TASK TO CARRY OUT =
Exactly the lines from the line containing "Clone this chart in seaborn and matplotlib." through the line containing "ms_time = [2.04, 4.98, 7.04, 9.00, 10.24]" are to be echoed, with both included and pictures left out.

DATA SHOWN =
START

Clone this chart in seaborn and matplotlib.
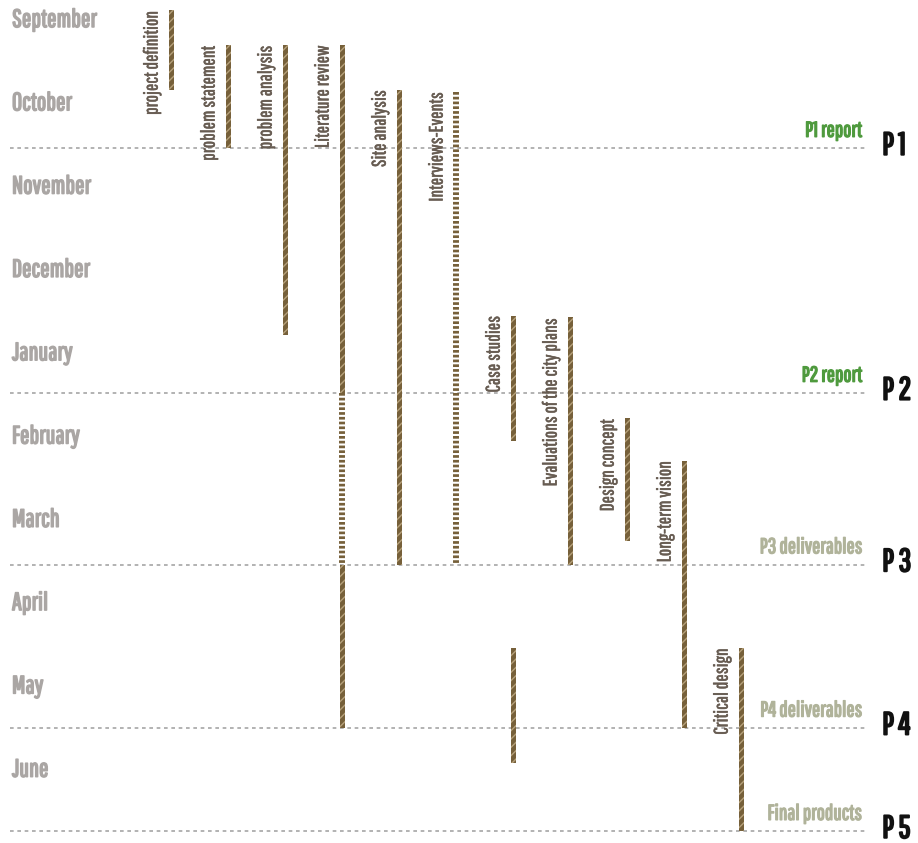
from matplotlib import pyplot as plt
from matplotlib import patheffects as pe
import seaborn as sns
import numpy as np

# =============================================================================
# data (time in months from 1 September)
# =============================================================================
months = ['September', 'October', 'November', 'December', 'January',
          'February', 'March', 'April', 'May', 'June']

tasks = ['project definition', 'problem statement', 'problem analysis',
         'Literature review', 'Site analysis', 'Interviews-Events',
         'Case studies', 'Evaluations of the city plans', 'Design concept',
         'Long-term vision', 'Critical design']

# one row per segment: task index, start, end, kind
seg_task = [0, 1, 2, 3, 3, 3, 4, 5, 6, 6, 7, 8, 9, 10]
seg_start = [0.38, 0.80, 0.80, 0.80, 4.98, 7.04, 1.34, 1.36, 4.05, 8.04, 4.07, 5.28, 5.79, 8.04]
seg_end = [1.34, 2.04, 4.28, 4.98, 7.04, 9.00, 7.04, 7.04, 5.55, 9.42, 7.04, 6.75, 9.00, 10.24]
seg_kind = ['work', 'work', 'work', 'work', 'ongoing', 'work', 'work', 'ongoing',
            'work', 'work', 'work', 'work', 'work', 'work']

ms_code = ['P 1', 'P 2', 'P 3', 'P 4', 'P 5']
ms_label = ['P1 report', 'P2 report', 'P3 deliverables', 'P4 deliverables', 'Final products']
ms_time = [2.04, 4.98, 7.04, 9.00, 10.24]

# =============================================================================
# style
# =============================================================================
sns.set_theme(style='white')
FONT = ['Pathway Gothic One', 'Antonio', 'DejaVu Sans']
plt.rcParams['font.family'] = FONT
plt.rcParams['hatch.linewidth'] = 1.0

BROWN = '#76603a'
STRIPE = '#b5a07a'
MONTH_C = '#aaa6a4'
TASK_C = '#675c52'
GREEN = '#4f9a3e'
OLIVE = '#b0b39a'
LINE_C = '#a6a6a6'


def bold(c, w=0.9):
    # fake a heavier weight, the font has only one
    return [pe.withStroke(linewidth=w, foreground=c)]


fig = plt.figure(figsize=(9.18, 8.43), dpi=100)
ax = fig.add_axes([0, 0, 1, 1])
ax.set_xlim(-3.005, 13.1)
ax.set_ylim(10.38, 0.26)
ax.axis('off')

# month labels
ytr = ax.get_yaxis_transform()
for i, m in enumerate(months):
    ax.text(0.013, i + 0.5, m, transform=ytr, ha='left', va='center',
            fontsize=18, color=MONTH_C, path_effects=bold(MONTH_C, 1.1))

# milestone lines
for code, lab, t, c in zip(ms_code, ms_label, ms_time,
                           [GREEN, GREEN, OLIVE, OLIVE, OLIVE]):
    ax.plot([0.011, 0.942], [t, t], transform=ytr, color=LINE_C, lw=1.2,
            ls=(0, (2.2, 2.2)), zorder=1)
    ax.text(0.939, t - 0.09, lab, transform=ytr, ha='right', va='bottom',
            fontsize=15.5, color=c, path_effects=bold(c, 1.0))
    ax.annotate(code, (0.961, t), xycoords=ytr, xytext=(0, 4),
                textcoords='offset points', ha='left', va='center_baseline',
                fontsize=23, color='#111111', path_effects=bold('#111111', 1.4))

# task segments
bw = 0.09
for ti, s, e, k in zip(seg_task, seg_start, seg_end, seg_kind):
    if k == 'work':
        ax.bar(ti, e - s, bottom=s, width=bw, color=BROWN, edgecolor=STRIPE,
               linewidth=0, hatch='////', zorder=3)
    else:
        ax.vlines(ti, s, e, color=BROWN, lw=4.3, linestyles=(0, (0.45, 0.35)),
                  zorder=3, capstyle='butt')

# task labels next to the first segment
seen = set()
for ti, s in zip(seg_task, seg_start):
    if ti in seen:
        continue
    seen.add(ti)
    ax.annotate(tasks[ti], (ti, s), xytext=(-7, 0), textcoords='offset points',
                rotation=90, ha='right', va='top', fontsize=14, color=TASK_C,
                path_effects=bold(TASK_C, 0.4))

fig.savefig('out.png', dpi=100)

END
START

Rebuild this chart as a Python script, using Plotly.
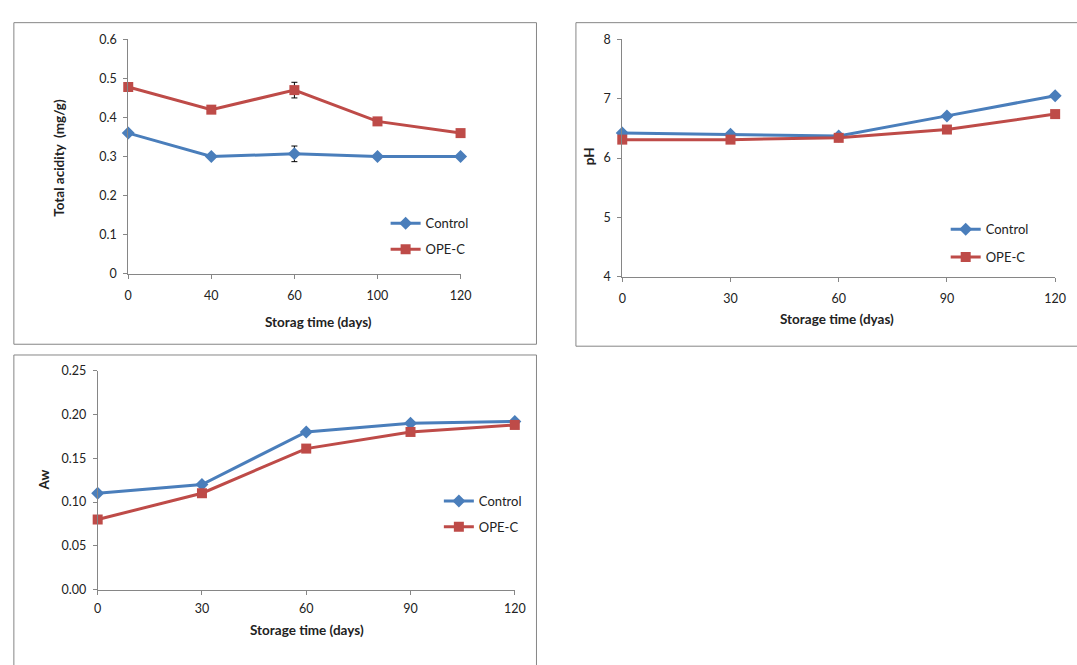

END
START

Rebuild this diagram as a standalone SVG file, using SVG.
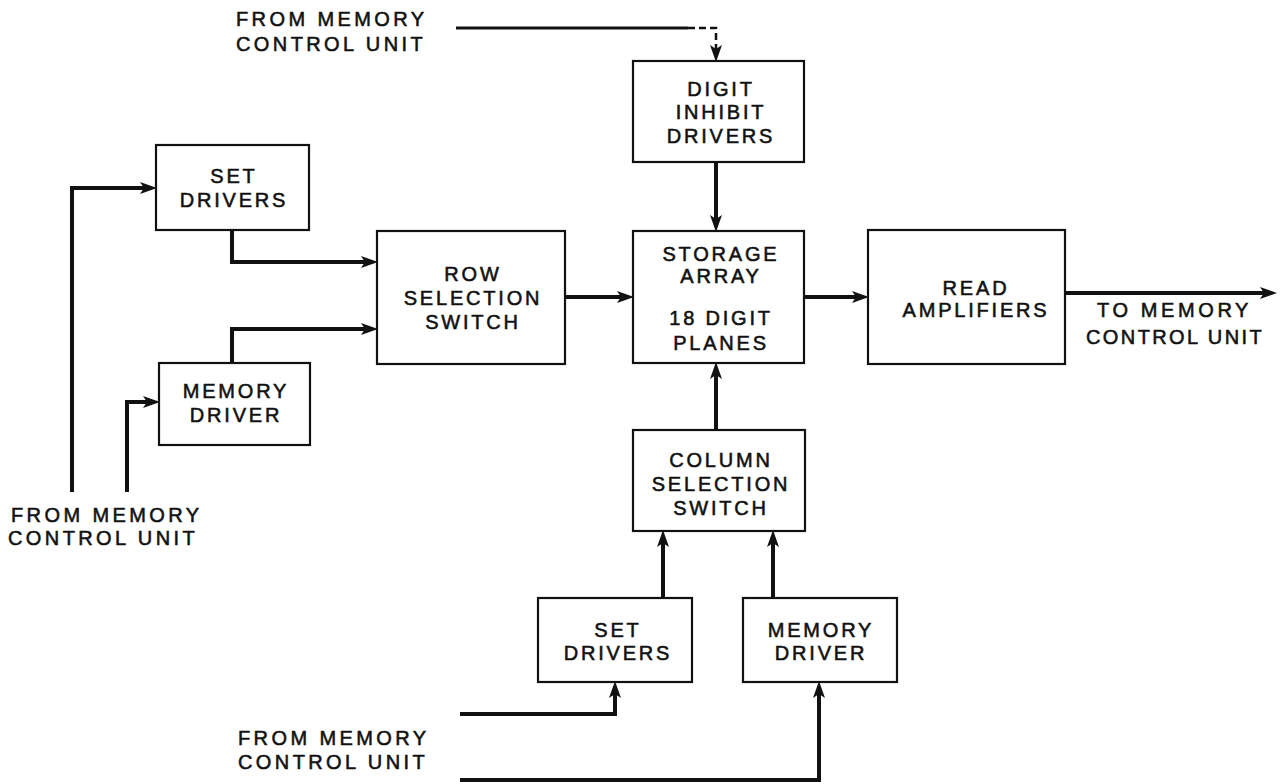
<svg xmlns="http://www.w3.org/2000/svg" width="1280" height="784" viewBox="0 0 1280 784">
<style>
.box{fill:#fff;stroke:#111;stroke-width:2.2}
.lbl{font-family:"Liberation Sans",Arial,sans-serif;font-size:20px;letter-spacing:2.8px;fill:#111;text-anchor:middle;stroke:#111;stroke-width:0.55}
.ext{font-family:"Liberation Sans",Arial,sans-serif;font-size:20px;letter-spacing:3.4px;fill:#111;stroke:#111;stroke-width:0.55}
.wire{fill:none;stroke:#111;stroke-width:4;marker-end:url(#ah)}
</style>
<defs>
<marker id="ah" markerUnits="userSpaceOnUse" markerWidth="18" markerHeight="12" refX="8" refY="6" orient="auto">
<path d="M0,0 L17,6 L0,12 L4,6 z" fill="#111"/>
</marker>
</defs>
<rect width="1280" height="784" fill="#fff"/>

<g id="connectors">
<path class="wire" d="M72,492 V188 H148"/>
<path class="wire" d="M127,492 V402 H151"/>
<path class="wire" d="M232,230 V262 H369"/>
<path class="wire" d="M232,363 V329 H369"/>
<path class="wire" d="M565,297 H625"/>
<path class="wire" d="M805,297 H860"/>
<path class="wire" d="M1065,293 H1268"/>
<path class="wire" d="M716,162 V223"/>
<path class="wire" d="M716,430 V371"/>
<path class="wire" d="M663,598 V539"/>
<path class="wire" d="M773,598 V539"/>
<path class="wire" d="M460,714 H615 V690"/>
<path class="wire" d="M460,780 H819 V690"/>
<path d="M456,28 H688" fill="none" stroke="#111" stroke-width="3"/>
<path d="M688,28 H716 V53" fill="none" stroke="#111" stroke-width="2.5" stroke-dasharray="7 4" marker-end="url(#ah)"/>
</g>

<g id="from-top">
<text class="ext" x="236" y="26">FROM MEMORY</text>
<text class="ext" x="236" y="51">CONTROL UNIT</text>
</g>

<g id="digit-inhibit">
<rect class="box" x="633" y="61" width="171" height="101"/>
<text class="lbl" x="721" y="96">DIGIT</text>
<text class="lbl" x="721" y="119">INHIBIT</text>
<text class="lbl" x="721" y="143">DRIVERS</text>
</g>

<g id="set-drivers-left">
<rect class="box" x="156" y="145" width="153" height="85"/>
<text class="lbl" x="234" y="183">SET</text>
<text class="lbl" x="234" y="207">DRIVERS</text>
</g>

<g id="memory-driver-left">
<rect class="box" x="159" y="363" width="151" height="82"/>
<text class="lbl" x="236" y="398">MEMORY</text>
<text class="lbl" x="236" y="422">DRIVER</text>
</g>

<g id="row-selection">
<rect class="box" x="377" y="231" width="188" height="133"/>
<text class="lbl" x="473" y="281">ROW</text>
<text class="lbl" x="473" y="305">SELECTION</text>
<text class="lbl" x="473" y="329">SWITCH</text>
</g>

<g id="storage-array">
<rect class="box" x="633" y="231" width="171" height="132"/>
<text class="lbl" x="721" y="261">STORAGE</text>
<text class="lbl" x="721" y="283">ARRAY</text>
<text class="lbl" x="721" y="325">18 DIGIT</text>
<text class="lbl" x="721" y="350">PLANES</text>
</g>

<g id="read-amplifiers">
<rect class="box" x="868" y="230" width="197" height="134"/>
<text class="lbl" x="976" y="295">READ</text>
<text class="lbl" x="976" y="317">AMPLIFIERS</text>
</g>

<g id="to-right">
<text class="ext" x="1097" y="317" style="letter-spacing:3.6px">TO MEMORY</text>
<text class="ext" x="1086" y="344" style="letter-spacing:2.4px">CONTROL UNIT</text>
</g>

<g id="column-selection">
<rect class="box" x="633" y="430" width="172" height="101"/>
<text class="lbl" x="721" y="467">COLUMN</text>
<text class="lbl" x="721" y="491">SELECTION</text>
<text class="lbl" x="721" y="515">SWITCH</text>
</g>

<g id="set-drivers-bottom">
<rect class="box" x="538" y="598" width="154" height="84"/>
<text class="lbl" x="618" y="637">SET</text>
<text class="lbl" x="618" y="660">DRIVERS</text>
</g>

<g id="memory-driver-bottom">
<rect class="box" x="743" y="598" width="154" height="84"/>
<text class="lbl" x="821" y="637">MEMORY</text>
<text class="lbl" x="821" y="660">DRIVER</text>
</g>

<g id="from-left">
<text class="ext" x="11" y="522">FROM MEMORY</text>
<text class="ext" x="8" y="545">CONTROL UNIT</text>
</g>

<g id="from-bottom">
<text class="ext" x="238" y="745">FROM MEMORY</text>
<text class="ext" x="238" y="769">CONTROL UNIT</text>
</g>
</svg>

END

SOLUTION =
Clone this chart in seaborn and matplotlib.
from matplotlib import pyplot as plt
from matplotlib import patheffects as pe
import seaborn as sns
import numpy as np

# =============================================================================
# data (time in months from 1 September)
# =============================================================================
months = ['September', 'October', 'November', 'December', 'January',
          'February', 'March', 'April', 'May', 'June']

tasks = ['project definition', 'problem statement', 'problem analysis',
         'Literature review', 'Site analysis', 'Interviews-Events',
         'Case studies', 'Evaluations of the city plans', 'Design concept',
         'Long-term vision', 'Critical design']

# one row per segment: task index, start, end, kind
seg_task = [0, 1, 2, 3, 3, 3, 4, 5, 6, 6, 7, 8, 9, 10]
seg_start = [0.38, 0.80, 0.80, 0.80, 4.98, 7.04, 1.34, 1.36, 4.05, 8.04, 4.07, 5.28, 5.79, 8.04]
seg_end = [1.34, 2.04, 4.28, 4.98, 7.04, 9.00, 7.04, 7.04, 5.55, 9.42, 7.04, 6.75, 9.00, 10.24]
seg_kind = ['work', 'work', 'work', 'work', 'ongoing', 'work', 'work', 'ongoing',
            'work', 'work', 'work', 'work', 'work', 'work']

ms_code = ['P 1', 'P 2', 'P 3', 'P 4', 'P 5']
ms_label = ['P1 report', 'P2 report', 'P3 deliverables', 'P4 deliverables', 'Final products']
ms_time = [2.04, 4.98, 7.04, 9.00, 10.24]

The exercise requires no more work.